While many similar 501-c-3 organizations, including several AAA Chapters, have been so chartered since then, it is not well known that such a determination by the I.R.S. includes a provision that such organizations cannot be involved in political action activities. This was one of the factors of several that dissuaded the AAA Board from making it into a singular organization that would have required that the AAA, Inc. refrain from political expression in the areas of FAA regulations. At the present time the AAA, Inc. is very involved in the Approved Type Certificate "abandoned status" proposal by the FAA.
It also seemed obvious that to have two organizations both competing for the same base of donors would be a source of friction for two separate Boards. As a result any donations to the AAA have always been passed on to the Airpower Museum, Inc. Another concern was the prohibition for the possible use of such a joint organization in the use of its publications, meetings, et cetera, being used as a means to influence any changes or involvement into FAA regulations proposed by the FAA. So during the past 52 years the AAA/APM have continued to work for the common cause of historical aviation but via separate Board of Directors, property and financial accountability.
The APM owns 30 acres on Antique Airfield including the south half of the north/south runway. Its three hangars, the annex and library are all on this property. The APM is exempt from real estate taxes and Iowa sales tax. There are no liens or mortgages on any of the APM land or facilities.
The balance of Antique Airfield of approximately 150 acres was purchased by Robert L. Taylor in 1969. The AAA, Inc. owns no real estate and the two hangars and AAA office buildings were built and are owned by Robert L. Taylor. All real estate taxes on this part of Antique Airfield are paid by Robert L. Taylor. Again there are no liens or mortgages on this portion of Antique Airfield.
The yearly maintenance of the Airfield properties of both the APM and RLT properties used to host the Annual AAA/APM Fly-In are paid from the AAA/APM Fly-In proceeds. The APM has no paid staff nor do any of the officers or APM Board members receive any remuneration for their services.
Any person so interested may request a copy of the I.R.S. Form 990, which is the annual return of the APM, direct from the APM, 22001 Bluegrass Road, Ottumwa, IA 52501.
Our most recent AAA/APM 2007 Fly-In cost $17,996.03 to plan, develop and carry out along with the loyal support of a small but dedicated group of volunteers. It isn't listed as a major Fly-In by any aviation publication nor do we pay out any sums for advertising to build attendance. We avoid phony claims to "Have It All" but we must have something special going that keeps those rare aircraft, the great pilots and loyal members returning each year to Antique Airfield to relive aviation history in an authentic atmosphere.
Historic aviation now offers many venues and organizations.

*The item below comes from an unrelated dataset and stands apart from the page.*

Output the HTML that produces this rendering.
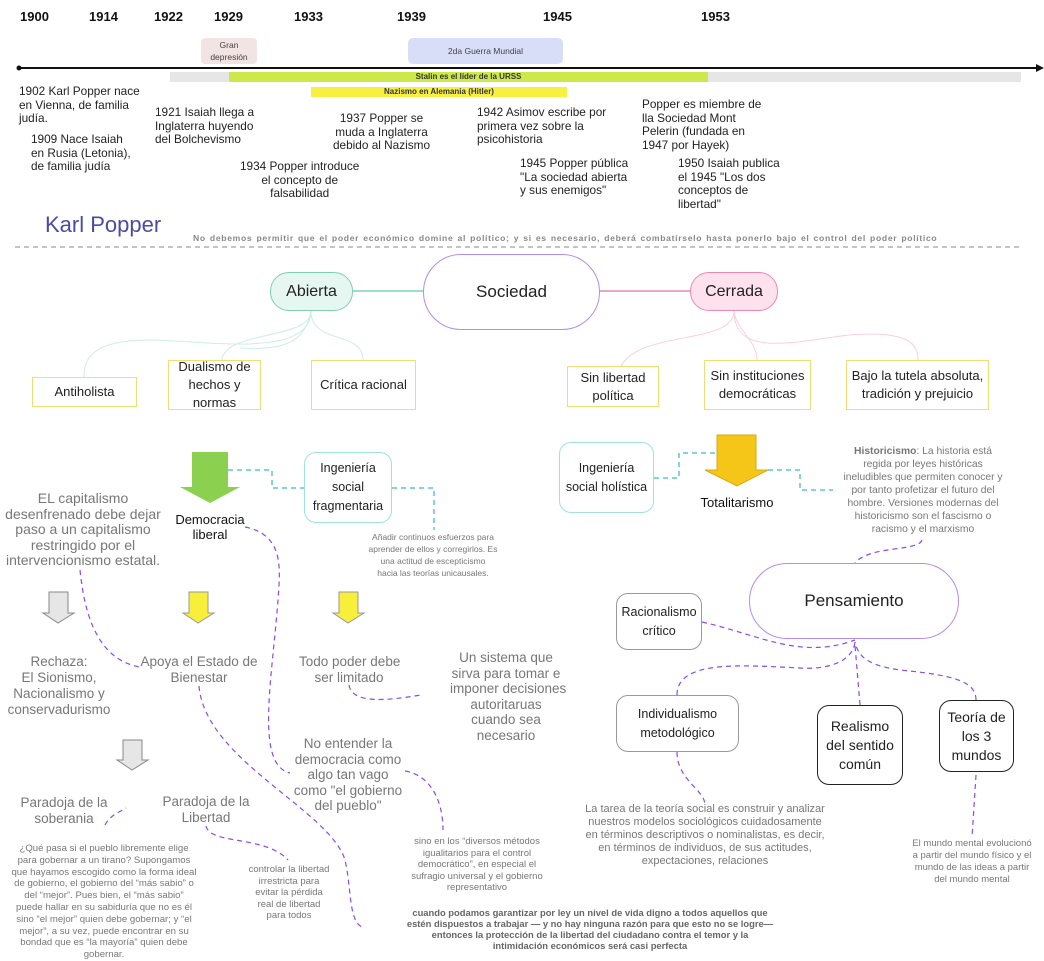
<!DOCTYPE html>
<html><head><meta charset="utf-8"><style>
body{margin:0;width:1044px;height:957px;background:#fff;position:relative;overflow:hidden;font-family:"Liberation Sans",sans-serif;}
.a{position:absolute;}
.t{position:absolute;text-align:center;white-space:nowrap;}
.yr{position:absolute;top:9px;font-weight:bold;font-size:13px;color:#111;}
.ev{position:absolute;font-size:11.8px;line-height:13.5px;color:#222;white-space:nowrap;}
.yb{position:absolute;border:1.5px solid #f3dc74;background:#fff;display:flex;align-items:center;justify-content:center;text-align:center;font-size:13px;line-height:18px;color:#222;box-sizing:border-box;}
.gb{position:absolute;border:1px solid #999;border-radius:12px;background:#fff;display:flex;align-items:center;justify-content:center;text-align:center;font-size:12.5px;line-height:19px;color:#222;box-sizing:border-box;}
.gray{color:#777;font-size:13.5px;line-height:18px;}
.small{color:#777;font-size:9px;line-height:12px;}
</style></head><body>
<svg class="a" style="left:0;top:0" width="1044" height="957">
<line x1="18" y1="68" x2="1040" y2="68" stroke="#111" stroke-width="2"/>
<polygon points="1044,68 1036,64 1036,72" fill="#111"/><circle cx="19" cy="68" r="2.5" fill="#111"/>
<line x1="15" y1="247" x2="1022" y2="247" stroke="#888" stroke-dasharray="5 4"/>
<line x1="353" y1="291" x2="423" y2="291" stroke="#7fd0c0" stroke-width="1.5"/>
<line x1="600" y1="291" x2="690" y2="291" stroke="#e48ab8" stroke-width="1.5"/>
<g fill="none" stroke="#cdeee4" stroke-width="1">
<path d="M311,311 C311,360 200,340 150,340 C90,340 84,360 84,377"/>
<path d="M311,311 C311,340 225,330 222,360"/>
<path d="M311,311 C311,345 363,330 363,360"/>
<path d="M311,311 C305,345 280,350 240,348"/></g>
<g fill="none" stroke="#f9cfe0" stroke-width="1">
<path d="M734,311 C734,345 640,330 621,366"/>
<path d="M734,311 C736,330 757,340 757,360"/>
<path d="M734,311 C734,360 800,340 850,335 C910,330 918,345 918,360"/></g>
<g fill="none" stroke="#5cc8d0" stroke-width="1.5" stroke-dasharray="5 4">
<path d="M228,470 H272 V488 H304"/><path d="M392,488 H434 V530"/>
<path d="M654,478 H679 V453 H717"/><path d="M768,470 H800 V490 H833"/></g>
<g fill="none" stroke="#8a4be8" stroke-width="1.2" stroke-dasharray="5 4">
<path d="M80,570 C85,620 100,660 140,667"/>
<path d="M245,527 C285,535 280,570 278,600 C272,680 255,765 290,773"/>
<path d="M199,686 C205,760 330,810 345,860 C352,890 348,925 365,928"/>
<path d="M405,771 C430,775 443,800 443,830"/>
<path d="M105,825 C110,815 120,812 126,808"/>
<path d="M206,826 C210,845 265,835 288,860"/>
<path d="M349,685 C352,705 390,700 421,695"/>
<path d="M922,540 C918,552 870,545 855,563"/>
<path d="M702,622 C760,635 800,660 855,640"/>
<path d="M677,695 C677,660 740,665 800,668 C830,670 855,660 855,640"/>
<path d="M860,705 L855,645"/>
<path d="M976,700 C976,680 950,675 900,670 C865,665 858,655 855,642"/>
<path d="M677,752 C677,780 705,790 705,805"/>
<path d="M976,775 L972,838"/></g>
<polygon points="192,452 228,452 228,487 240,487 210,503 180,487 192,487" fill="#8bd14f"/>
<polygon points="717,435 756,435 756,470 768,470 737,486 705,470 717,470" fill="#f5c518" stroke="#d9ab10"/>
<polygon points="49,592 68,592 68,613 74,613 58,623 43,613 49,613" fill="#e6e6e6" stroke="#888"/>
<polygon points="189,592 208,592 208,613 214,613 198,623 183,613 189,613" fill="#f8ef3a" stroke="#999"/>
<polygon points="339,592 358,592 358,613 364,613 348,623 333,613 339,613" fill="#f8ef3a" stroke="#999"/>
<polygon points="123,740 142,740 142,760 148,760 132,770 117,760 123,760" fill="#e6e6e6" stroke="#888"/>
</svg>

<div class="yr" style="left:20px">1900</div><div class="yr" style="left:89px">1914</div><div class="yr" style="left:154px">1922</div><div class="yr" style="left:214px">1929</div><div class="yr" style="left:294px">1933</div><div class="yr" style="left:397px">1939</div><div class="yr" style="left:543px">1945</div><div class="yr" style="left:701px">1953</div>
<div class="a t" style="left:201px;top:38px;width:56px;height:26px;background:#f1e4e2;border-radius:4px;font-size:8.5px;line-height:12px;color:#444;padding-top:1px;box-sizing:border-box">Gran<br>depresión</div>
<div class="a t" style="left:408px;top:38px;width:155px;height:26px;background:#d9def8;border-radius:5px;font-size:8.5px;line-height:26px;color:#444">2da Guerra Mundial</div>
<div class="a" style="left:170px;top:72px;width:851px;height:10px;background:#e6e6e6"></div>
<div class="a t" style="left:229px;top:72px;width:479px;height:10px;background:#cde84a;font-size:8px;font-weight:bold;line-height:10px;color:#333">Stalin es el líder de la URSS</div>
<div class="a t" style="left:311px;top:87px;width:256px;height:10px;background:#f8f040;font-size:8px;font-weight:bold;line-height:10px;color:#333">Nazismo en Alemania (Hitler)</div>

<div class="ev" style="left:19px;top:85px">1902 Karl Popper nace<br>en Vienna, de familia<br>judía.</div>
<div class="ev" style="left:31px;top:133px">1909 Nace Isaiah<br>en Rusia (Letonia),<br>de familia judía</div>
<div class="ev" style="left:155px;top:106px">1921 Isaiah llega a<br>Inglaterra huyendo<br>del Bolchevismo</div>
<div class="ev" style="left:240px;top:160px;text-align:center">1934 Popper introduce<br>el concepto de<br>falsabilidad</div>
<div class="ev" style="left:333px;top:112px;text-align:center">1937 Popper se<br>muda a Inglaterra<br>debido al Nazismo</div>
<div class="ev" style="left:477px;top:106px">1942 Asimov escribe por<br>primera vez sobre la<br>psicohistoria</div>
<div class="ev" style="left:520px;top:157px">1945 Popper pública<br>"La sociedad abierta<br>y sus enemigos"</div>
<div class="ev" style="left:642px;top:98px">Popper es miembre de<br>lla Sociedad Mont<br>Pelerin (fundada en<br>1947 por Hayek)</div>
<div class="ev" style="left:678px;top:157px">1950 Isaiah publica<br>el 1945 "Los dos<br>conceptos de<br>libertad"</div>

<div class="a" style="left:45px;top:212px;font-size:22px;color:#4b4ba6">Karl Popper</div>
<div class="a" style="left:193px;top:233px;font-size:8.6px;letter-spacing:0.68px;word-spacing:1px;font-weight:bold;color:#888;white-space:nowrap">No debemos permitir que el poder económico domine al político; y si es necesario, deberá combatírselo hasta ponerlo bajo el control del poder político</div>

<div class="a t" style="left:423px;top:254px;width:177px;height:76px;border:1px solid #b58ce8;border-radius:38px;box-sizing:border-box;font-size:17px;line-height:74px;color:#222">Sociedad</div>
<div class="a t" style="left:270px;top:272px;width:83px;height:39px;border:1px solid #7fd0b0;background:#e6f7f1;border-radius:19px;box-sizing:border-box;font-size:16px;line-height:37px;color:#222">Abierta</div>
<div class="a t" style="left:690px;top:272px;width:88px;height:39px;border:1px solid #e889b3;background:#fde1ec;border-radius:19px;box-sizing:border-box;font-size:16px;line-height:37px;color:#222">Cerrada</div>

<div class="yb" style="left:32px;top:377px;width:105px;height:30px">Antiholista</div>
<div class="yb" style="left:168px;top:360px;width:93px;height:50px">Dualismo de<br>hechos y<br>normas</div>
<div class="yb" style="left:311px;top:360px;width:105px;height:50px">Crítica racional</div>
<div class="yb" style="left:567px;top:366px;width:92px;height:41px">Sin libertad<br>política</div>
<div class="yb" style="left:704px;top:360px;width:107px;height:50px">Sin instituciones<br>democráticas</div>
<div class="yb" style="left:846px;top:360px;width:143px;height:50px">Bajo la tutela absoluta,<br>tradición y prejuicio</div>

<div class="t" style="left:160px;top:512px;width:100px;font-size:13px;line-height:15px;color:#111">Democracia<br>liberal</div>
<div class="gb" style="left:304px;top:452px;width:88px;height:71px;border-color:#a0e0e8">Ingeniería<br>social<br>fragmentaria</div>
<div class="t small" style="left:363px;top:531px;width:140px;font-size:8.5px">Añadir continuos esfuerzos para<br>aprender de ellos y corregirlos. Es<br>una actitud de escepticismo<br>hacia las teorías unicausales.</div>
<div class="gb" style="left:559px;top:442px;width:95px;height:71px;border-color:#a0e0e8">Ingeniería<br>social holística</div>
<div class="t" style="left:687px;top:495px;width:100px;font-size:13px;color:#111">Totalitarismo</div>
<div class="t small" style="left:838px;top:445px;width:170px;font-size:10.3px;line-height:13px"><b>Historicismo</b>: La historia está<br>regida por leyes históricas<br>ineludibles que permiten conocer y<br>por tanto profetizar el futuro del<br>hombre. Versiones modernas del<br>historicismo son el fascismo o<br>racismo y el marxismo</div>

<div class="a t" style="left:749px;top:563px;width:210px;height:76px;border:1px solid #b58ce8;border-radius:38px;box-sizing:border-box;font-size:17px;line-height:74px;color:#222">Pensamiento</div>
<div class="gb" style="left:616px;top:593px;width:86px;height:57px">Racionalismo<br>crítico</div>
<div class="gb" style="left:616px;top:695px;width:123px;height:57px">Individualismo<br>metodológico</div>
<div class="gb" style="left:817px;top:705px;width:86px;height:80px;border-color:#222;font-size:14px">Realismo<br>del sentido<br>común</div>
<div class="gb" style="left:939px;top:700px;width:75px;height:72px;border-color:#222;font-size:14px">Teoría de<br>los 3<br>mundos</div>
<div class="t small" style="left:565px;top:803px;width:280px;font-size:11px;line-height:13px">La tarea de la teoría social es construir y analizar<br>nuestros modelos sociológicos cuidadosamente<br>en términos descriptivos o nominalistas, es decir,<br>en términos de individuos, de sus actitudes,<br>expectaciones, relaciones</div>
<div class="t small" style="left:897px;top:838px;width:150px;font-size:9.5px">El mundo mental evolucionó<br>a partir del mundo físico y el<br>mundo de las ideas a partir<br>del mundo mental</div>

<div class="t gray" style="left:0;top:491px;width:166px;font-size:14px;line-height:15.5px">EL capitalismo<br>desenfrenado debe dejar<br>paso a un capitalismo<br>restringido por el<br>intervencionismo estatal.</div>
<div class="t gray" style="left:0;top:654px;width:118px;line-height:16px">Rechaza:<br>El Sionismo,<br>Nacionalismo y<br>conservadurismo</div>
<div class="t gray" style="left:139px;top:654px;width:120px;line-height:16px">Apoya el Estado de<br>Bienestar</div>
<div class="t gray" style="left:299px;top:654px;width:100px;line-height:16px">Todo poder debe<br>ser limitado</div>
<div class="t gray" style="left:450px;top:650px;width:112px;line-height:15.5px">Un sistema que<br>sirva para tomar e<br>imponer decisiones<br>autoritaruas<br>cuando sea<br>necesario</div>
<div class="t gray" style="left:288px;top:736px;width:120px;line-height:15.5px">No entender la<br>democracia como<br>algo tan vago<br>como "el gobierno<br>del pueblo"</div>
<div class="t gray" style="left:14px;top:795px;width:100px;line-height:16px">Paradoja de la<br>soberania</div>
<div class="t gray" style="left:156px;top:794px;width:100px;line-height:16px">Paradoja de la<br>Libertad</div>
<div class="t small" style="left:4px;top:843px;width:200px;font-size:9.6px;line-height:11.8px">¿Qué pasa si el pueblo libremente elige<br>para gobernar a un tirano? Supongamos<br>que hayamos escogido como la forma ideal<br>de gobierno, el gobierno del “más sabio” o<br>del “mejor”. Pues bien, el “más sabio”<br>puede hallar en su sabiduría que no es él<br>sino “el mejor” quien debe gobernar; y “el<br>mejor”, a su vez, puede encontrar en su<br>bondad que es “la mayoría” quien debe<br>gobernar.</div>
<div class="t small" style="left:244px;top:864px;width:90px;font-size:9.5px;line-height:11.5px">controlar la libertad<br>irrestricta para<br>evitar la pérdida<br>real de libertad<br>para todos</div>
<div class="t small" style="left:397px;top:836px;width:160px;font-size:9.5px;line-height:11.5px">sino en los “diversos métodos<br>igualitarios para el control<br>democrático”, en especial el<br>sufragio universal y el gobierno<br>representativo</div>
<div class="t small" style="left:390px;top:907px;width:400px;font-size:9.4px;line-height:11px;font-weight:bold;color:#666">cuando podamos garantizar por ley un nivel de vida digno a todos aquellos que<br>estén dispuestos a trabajar — y no hay ninguna razón para que esto no se logre—<br>entonces la protección de la libertad del ciudadano contra el temor y la<br>intimidación económicos será casi perfecta</div>
</body></html>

All contribute in some ways to the ongoing search for the restorations, maintenance and safe keeping of many forms of aviation history. The judgment of just who and where "Keeping the antiques flying" is best served will be determined primarily by those actually owning, restoring and flying genuine types of antique and classic aircraft. Those who support such movements with their dues, volunteer labor, photos, articles and good will are also important ingredients for the future.
Our best wishes for all involved in historic aviation activities during 2008.